General Motors is also making waves in the EV market with the Chevy Bolt and the upcoming Cadillac Lyriq and Hummer EV. The company promises 30 different EV options globally by the year 2025. It has partnered with LG on large-scale battery plants to be built in Ohio and Tennessee, in order to power GM’s electric offerings. The company’s own website states, “We’re committed to putting every driver in an electric vehicle on a scale previously unseen and bringing the world to an all-electric future.”
In Europe, Volkswagen is beginning to grab serious market share with its first major EV offerings, the ID.3 and ID.4. The company has bested even Tesla so far in year-to-date EV sales (as of April 2021). As the company diversifies its EV offerings this year and into the future, the penetration of EVs into the overall automotive market will accelerate. Also, the company’s massive investment in fast-charging stations such as the “Electrify America” network will help provide the infrastructure required for a future in which electric vehicles become the norm, not the novelty.
So, with all of this growing competition, why is this man smiling?

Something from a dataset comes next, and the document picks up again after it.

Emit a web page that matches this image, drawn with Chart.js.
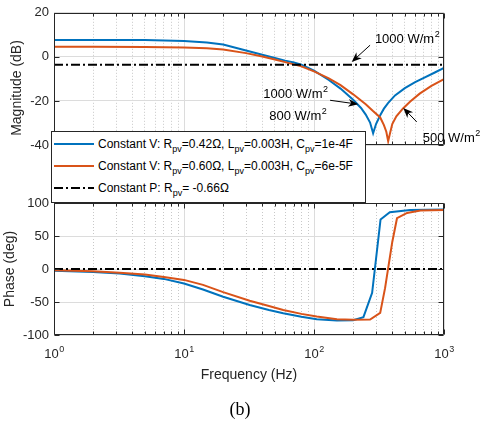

The reason is simple: an all-electric worldwide vehicle fleet is exactly what Elon Musk (and Tesla) had planned from the beginning. If you read Elon Musk’s Secret Master Plan blog post from 2006, the CEO talks about Tesla’s plans to use the proceeds from expensive electric cars (Roadster) to fund the development of increasingly affordable electric cars (Model 3/Model Y). As Tesla has proven, when buyers see that an electric vehicle can outperform a gas-powered car on almost every level, and when the price point comes down into the realm of affordability, electric cars can become a viable option for millions of car and truck buyers. But Musk goes on to say: “the overarching purpose of Tesla Motors (and the reason I am funding the company) is to help expedite the move from a mine-and-burn hydrocarbon economy towards a solar electric economy, which I believe to be the primary, but not exclusive, sustainable solution.”
And for this reason, we see Musk congratulating the competition, not denigrating it. As automotive giants GM, Ford and VW acknowledge the growing demand of pure electric vehicles, they invest in not only the technology required to bring these vehicles to market, but also the marketing and advertising required to increase awareness and demand. And as car shoppers are exposed to the advantages and real-world benefits of advanced electric vehicles, they will not just be buying more VW, Ford and GM cars and trucks, they will also be buying more Teslas. Tesla leads the EV pack for range, performance and technology, thanks mostly to its huge head start over the rest of the industry in EV vehicle design and manufacturing. As EV awareness grows, so do EV sales: all EV sales. Success for Ford, GM and Volkswagen in the EV market will not come at Tesla’s expense, but at Tesla’s benefit.
Worldwide EV adoption can’t be accomplished by a single company, particularly a relatively young upstart like Tesla. It’s going to require a paradigm shift for the whole industry, and with these latest EV initiatives from three of the largest automotive manufacturers, it’s clear that this shift is underway.